La teologa evidenzia un altro aspetto: “A mio avviso un altro lavoro da fare concerne le categorie concettuali. Abbiamo la necessità di uscire da un linguaggio che potrei definire “ecclesialese”, che dà per scontato che le persone a cui ci rivolgiamo sappiano e capiscano ciò di cui parliamo. È necessaria un’alfabetizzazione primaria per l’adulto e per i bambini”. Le comunità si debbono porre in un atteggiamento nuovo, che accoglie le provocazioni di una società sempre più digiuna di una cultura cristiana, sempre più convulsa. Nella consapevolezza che un punto resta fisso: senza una continuità tra ciò che i più piccoli ascoltano e vivono negli oratori e nelle parrocchie, e ciò che sentono e vedono in famiglia, il percorso si fa arduo: “Anche se noi facciamo alfabetizzazione primaria con i bambini – aggiunge Steccanella – se non c’è nessuna risonanza in famiglia, tutto cade nel vuoto”.

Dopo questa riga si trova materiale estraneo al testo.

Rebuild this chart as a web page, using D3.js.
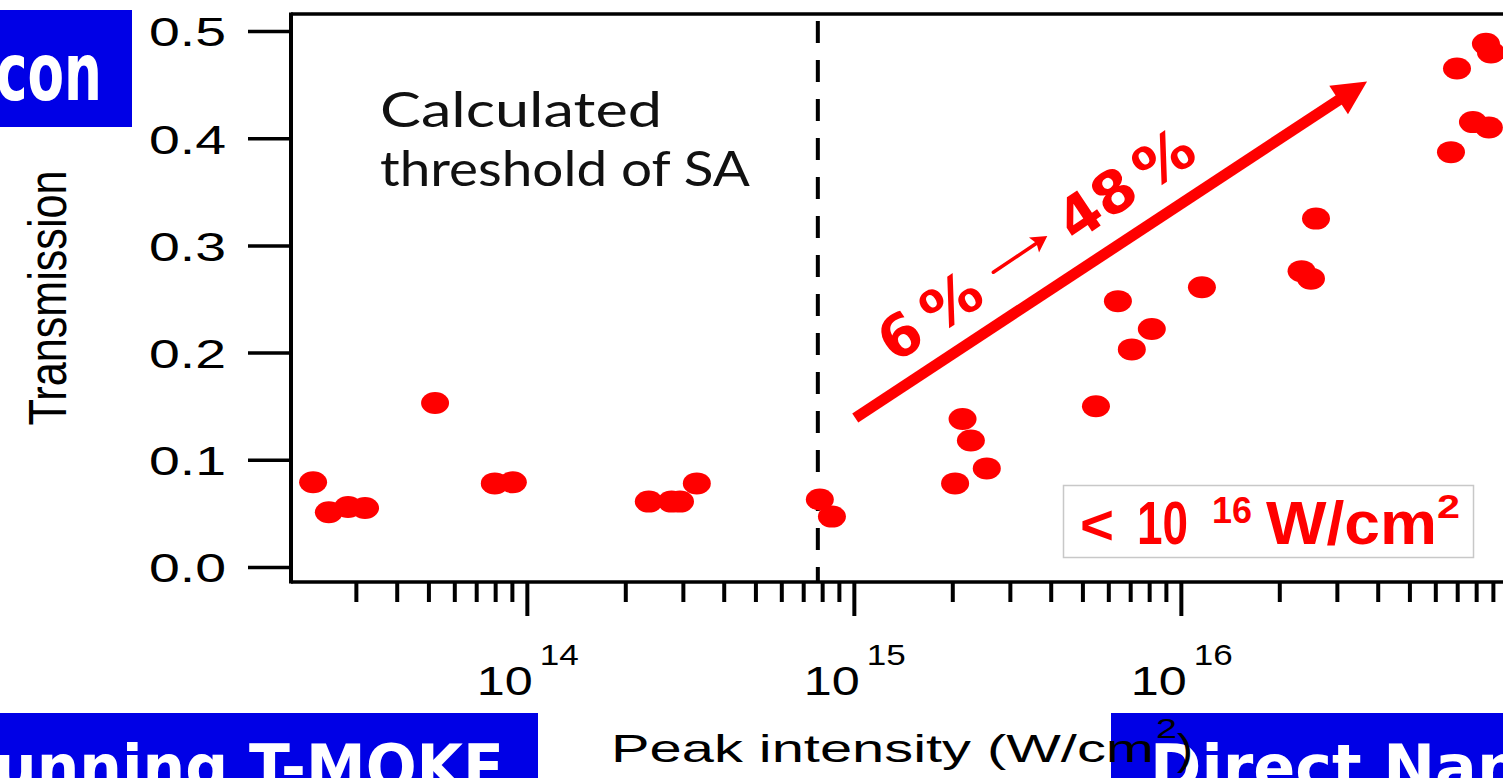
<!DOCTYPE html>
<html>
<head>
<meta charset="utf-8">
<script src="https://cdn.jsdelivr.net/npm/d3@7"></script>
<style>
  html, body { margin: 0; padding: 0; background: #fff; overflow: hidden; }
  svg { display: block; }
</style>
</head>
<body>
<script>
// ---------------- DATA ----------------
const intensity = [2.22e13, 2.48e13, 2.84e13, 3.2e13, 5.24e13, 7.98e13, 9.06e13,
  2.36e14, 2.77e14, 2.94e14, 3.31e14, 7.87e14, 8.57e14,
  2.04e15, 2.15e15, 2.28e15, 2.55e15, 5.50e15, 6.42e15, 7.08e15, 8.15e15,
  1.16e16, 2.34e16, 2.50e16, 2.59e16, 6.70e16, 6.99e16, 7.82e16, 8.75e16, 8.57e16, 8.88e16];
const transmission = [0.079, 0.051, 0.056, 0.055, 0.153, 0.078, 0.079,
  0.061, 0.061, 0.061, 0.078, 0.063, 0.047,
  0.078, 0.138, 0.118, 0.092, 0.150, 0.248, 0.203, 0.222,
  0.261, 0.276, 0.269, 0.325, 0.387, 0.465, 0.415, 0.410, 0.488, 0.480];
const yTicks = [0.0, 0.1, 0.2, 0.3, 0.4, 0.5];
const xMajorTicks = [1e14, 1e15, 1e16];
const xMajorExp = ["14", "15", "16"];
const xMinorTicks = [3e13,4e13,5e13,6e13,7e13,8e13,9e13,
  2e14,3e14,4e14,5e14,6e14,7e14,8e14,9e14,
  2e15,3e15,4e15,5e15,6e15,7e15,8e15,9e15,
  2e16,3e16,4e16,5e16,6e16,7e16,8e16,9e16];
const thresholdSA = 7.76e14;
const trendArrow = [[1.01e15, 0.139], [3.71e16, 0.453]];

// ---------------- LAYOUT ----------------
const W = 1503, H = 778;
const plotL = 291, plotT = 14, plotB = 582;
const svg = d3.select("body").append("svg").attr("width", W).attr("height", H);

const x = d3.scaleLog().domain([1.9e13, 1.2e17]).range([plotL, plotL + 327 * Math.log10(1.2e17 / 1.9e13)]);
const y = d3.scaleLinear().domain([0, 0.5]).range([567, 31]);

const BLUE = "#0000E6";
const RED = "#FF0000";
const SANS = "'Liberation Sans', Arial, sans-serif";
const GEO = "'DejaVu Sans', sans-serif";

// ---------------- BLUE BANNERS ----------------
svg.append("rect").attr("x", 0).attr("y", 10).attr("width", 132).attr("height", 117).attr("fill", BLUE);
svg.append("text").attr("x", -4).attr("y", 100).attr("font-family", GEO).attr("font-weight", "bold")
  .attr("font-size", 80).attr("fill", "#fff").attr("textLength", 106).attr("lengthAdjust", "spacingAndGlyphs").text("con");

svg.append("rect").attr("x", 0).attr("y", 713).attr("width", 538).attr("height", 70).attr("fill", BLUE);
svg.append("text").attr("x", -6).attr("y", 789).attr("font-family", GEO).attr("font-weight", "bold")
  .attr("font-size", 62).attr("fill", "#fff").attr("textLength", 510).attr("lengthAdjust", "spacingAndGlyphs").text("unning T-MOKE");

svg.append("rect").attr("x", 1111).attr("y", 713).attr("width", 400).attr("height", 70).attr("fill", BLUE);
svg.append("text").attr("x", 1150).attr("y", 789).attr("font-family", GEO).attr("font-weight", "bold")
  .attr("font-size", 62).attr("fill", "#fff").attr("textLength", 371).attr("lengthAdjust", "spacingAndGlyphs").text("Direct Nan");

// ---------------- AXES ----------------
const gx = svg.append("g").attr("transform", `translate(0,${plotB})`);
gx.append("g").call(d3.axisBottom(x).tickValues(xMinorTicks).tickSize(20).tickFormat(""))
  .call(g => g.select(".domain").remove())
  .call(g => g.selectAll("line").attr("stroke", "#000").attr("stroke-width", 4));
gx.append("g").call(d3.axisBottom(x).tickValues(xMajorTicks).tickSize(34).tickFormat(""))
  .call(g => g.select(".domain").remove())
  .call(g => g.selectAll("line").attr("stroke", "#000").attr("stroke-width", 4));

const gy = svg.append("g").attr("transform", `translate(${plotL},0)`);
gy.call(d3.axisLeft(y).tickValues(yTicks).tickSize(43).tickPadding(22).tickFormat(d3.format(".1f")))
  .call(g => g.select(".domain").remove())
  .call(g => g.selectAll("line").attr("stroke", "#000").attr("stroke-width", 3.5))
  .call(g => g.selectAll("text").attr("font-family", SANS).attr("font-size", 40).attr("fill", "#000")
    .attr("dy", "0.37em").attr("textLength", 77).attr("lengthAdjust", "spacingAndGlyphs"));

// frame lines
svg.append("line").attr("x1", plotL).attr("x2", W + 10).attr("y1", plotB).attr("y2", plotB).attr("stroke", "#000").attr("stroke-width", 3.5);
svg.append("line").attr("x1", plotL).attr("x2", plotL).attr("y1", plotT - 1.5).attr("y2", plotB + 1.5).attr("stroke", "#000").attr("stroke-width", 4);
svg.append("line").attr("x1", plotL).attr("x2", W + 10).attr("y1", plotT).attr("y2", plotT).attr("stroke", "#000").attr("stroke-width", 3.5);

// major tick labels 10^n
const lab = svg.append("g");
xMajorTicks.forEach((v, i) => {
  const px = x(v);
  lab.append("text").attr("x", px - 50).attr("y", 695).attr("font-family", SANS).attr("font-size", 41)
    .attr("textLength", 56).attr("lengthAdjust", "spacingAndGlyphs").text("10");
  lab.append("text").attr("x", px + 13).attr("y", 665).attr("font-family", SANS).attr("font-size", 30)
    .attr("textLength", 39).attr("lengthAdjust", "spacingAndGlyphs").text(xMajorExp[i]);
});

// y axis title
svg.append("g").attr("transform", "translate(66,298) scale(1.3,1) rotate(-90)")
  .append("text").attr("text-anchor", "middle").attr("font-family", SANS).attr("font-size", 41)
  .attr("textLength", 255).attr("lengthAdjust", "spacingAndGlyphs").text("Transmission");

// ---------------- THRESHOLD LINE ----------------
svg.append("line").attr("x1", x(thresholdSA)).attr("x2", x(thresholdSA)).attr("y1", 21).attr("y2", plotB)
  .attr("stroke", "#000").attr("stroke-width", 4).attr("stroke-dasharray", "22,17");

svg.append("text").attr("x", 380).attr("y", 127).attr("font-family", "Lato, 'DejaVu Sans', sans-serif")
  .attr("font-size", 48).attr("fill", "#111").attr("textLength", 282).attr("lengthAdjust", "spacingAndGlyphs").text("Calculated");
svg.append("text").attr("x", 380).attr("y", 186).attr("font-family", "Lato, 'DejaVu Sans', sans-serif")
  .attr("font-size", 48).attr("fill", "#111").attr("textLength", 370).attr("lengthAdjust", "spacingAndGlyphs").text("threshold of SA");

// ---------------- DATA POINTS ----------------
svg.append("g").selectAll("ellipse").data(d3.range(intensity.length)).join("ellipse")
  .attr("cx", i => x(intensity[i])).attr("cy", i => y(transmission[i]))
  .attr("rx", 14).attr("ry", 11).attr("fill", RED);

// ---------------- TREND ARROW ----------------
const [p0, p1] = trendArrow.map(d => [x(d[0]), y(d[1])]);
const ang = Math.atan2(p1[1] - p0[1], p1[0] - p0[0]);
const headL = 34, headW = 17;
const ux = Math.cos(ang), uy = Math.sin(ang);
const base = [p1[0] - ux * headL, p1[1] - uy * headL];
svg.append("line").attr("x1", p0[0]).attr("y1", p0[1]).attr("x2", base[0] + ux * 4).attr("y2", base[1] + uy * 4)
  .attr("stroke", RED).attr("stroke-width", 11);
svg.append("polygon").attr("fill", RED).attr("points", [
  p1, [base[0] - uy * headW, base[1] + ux * headW], [base[0] + uy * headW, base[1] - ux * headW]
].map(p => p.join(",")).join(" "));

// rotated "6 % -> 48 %" label
const rg = svg.append("g").attr("transform", "translate(893,365) rotate(-33.9)")
  .attr("font-family", GEO).attr("font-weight", "bold").attr("font-size", 58).attr("fill", RED);
rg.append("text").attr("x", 2).attr("y", 0).attr("textLength", 40).attr("lengthAdjust", "spacingAndGlyphs").text("6");
rg.append("text").attr("x", 54).attr("y", 0).attr("textLength", 60).attr("lengthAdjust", "spacingAndGlyphs").text("%");
rg.append("text").attr("x", 218).attr("y", 0).attr("textLength", 82).attr("lengthAdjust", "spacingAndGlyphs").text("48");
rg.append("text").attr("x", 310).attr("y", 0).attr("textLength", 60).attr("lengthAdjust", "spacingAndGlyphs").text("%");
rg.append("line").attr("x1", 135).attr("y1", -21).attr("x2", 192).attr("y2", -21)
  .attr("stroke", RED).attr("stroke-width", 3.5).attr("stroke-linecap", "round");
rg.append("polygon").attr("points", "200,-21 184,-30 187,-21 184,-12").attr("fill", RED);

// ---------------- RANGE LABEL ----------------
svg.append("rect").attr("x", 1063.5).attr("y", 485.5).attr("width", 410).attr("height", 72)
  .attr("fill", "#fff").attr("stroke", "#c8c8c8").attr("stroke-width", 1.5);
const rl = svg.append("g").attr("font-family", SANS).attr("font-weight", "bold").attr("fill", RED);
rl.append("text").attr("x", 1080).attr("y", 544).attr("font-size", 56).attr("textLength", 34).attr("lengthAdjust", "spacingAndGlyphs").text("<");
rl.append("text").attr("x", 1137).attr("y", 544).attr("font-size", 61).attr("textLength", 51).attr("lengthAdjust", "spacingAndGlyphs").text("10");
rl.append("text").attr("x", 1212).attr("y", 523).attr("font-size", 37).attr("textLength", 40).attr("lengthAdjust", "spacingAndGlyphs").text("16");
rl.append("text").attr("x", 1266).attr("y", 544).attr("font-size", 61).attr("textLength", 171).attr("lengthAdjust", "spacingAndGlyphs").text("W/cm");
rl.append("text").attr("x", 1437).attr("y", 518).attr("font-size", 33).attr("textLength", 23).attr("lengthAdjust", "spacingAndGlyphs").text("2");

// x axis title (drawn last: overlaps the blue banner, as in the original)
svg.append("text").attr("x", 611).attr("y", 762).attr("font-family", SANS).attr("font-size", 38)
  .attr("textLength", 543).attr("lengthAdjust", "spacingAndGlyphs").text("Peak intensity (W/cm");
svg.append("text").attr("x", 1156).attr("y", 738).attr("font-family", SANS).attr("font-size", 28)
  .attr("textLength", 21).attr("lengthAdjust", "spacingAndGlyphs").text("2");
svg.append("text").attr("x", 1177).attr("y", 764).attr("font-family", SANS).attr("font-size", 42)
  .attr("textLength", 16).attr("lengthAdjust", "spacingAndGlyphs").text(")");
</script>
</body>
</html>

Le comunità cristiane hanno conseguentemente un grande compito: dare una motivazione alle mamme e ai papà. Far comprendere che c’è una bontà nel percorso che va a rendere migliore, a dare un senso alla loro esistenza quotidiana. “È bene per mio figlio, è bene per me – conclude Assunta Steccanella -. Ciò deve passare, altrimenti non sceglieranno quello che noi proponiamo. Non si tratta solamente di linguaggi, perché le persone debbono trovare nelle comunità cristiane un luogo di sollievo per la loro umanità”.